Advertisement

Court Upholds Easing of State Medicaid Rule

Share

A move by California to increase the amount of income a medically needy couple can keep for non-medical needs and remain eligible for Medicaid has been upheld by the U.S. 9th Circuit Court of Appeals, which overruled the federal government.

Although about 22,000 people are nominally affected by the decision, state Medicaid eligibility policy chief Gary M. Pettigrew said the net result is simply to maintain the medically needy income level increase that has been in place since the Legislature acted in 1983.

The U.S. Department of Health and Human Services has threatened to withdraw its reimbursement to California for those cases, Pettigrew said, but the state has not been penalized to date. It is not known whether federal officials plan to appeal the 9th Circuit Court’s decision to the U.S. Supreme Court.

Advertisement

Income Level Raises

Under the state’s 1983 amendment to its Medicaid plan, the medically needy income level for couples considered needy but not eligible for welfare was raised from $544 to $709 a month. It has since been increased twice and is now $784 a month, Pettigrew said.

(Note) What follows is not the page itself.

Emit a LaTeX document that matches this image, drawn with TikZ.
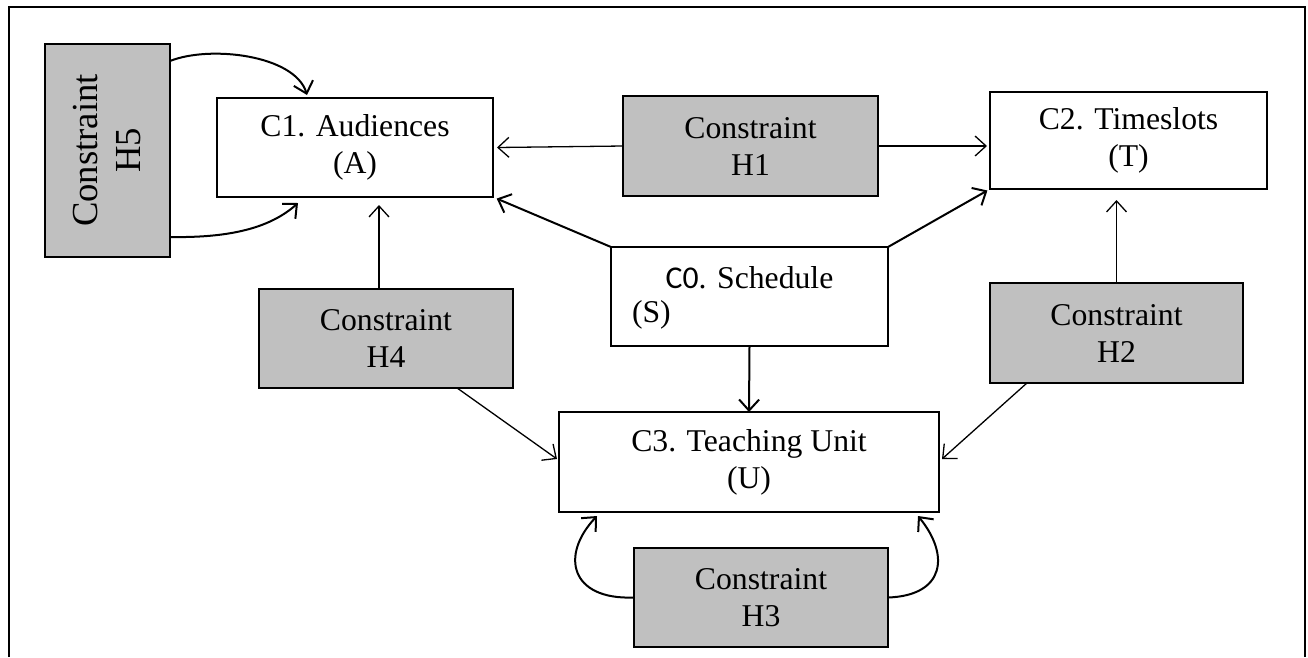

The federal administrator of health care financing and then-Secretary of Health and Human Services Margaret Heckler disapproved of the California change on grounds that it violated a provision of the Social Security Act that limits the amount the medically need income level can be raised.

But the 9th Circuit Court, noting that the Legislature acted in response to findings that elderly and disabled adults incur greater living expenses than families with dependent children, concluded that the law afforded some leeway and thus found that the federal disapproval was “arbitrary and capricious,” as well as not being in accordance with the law.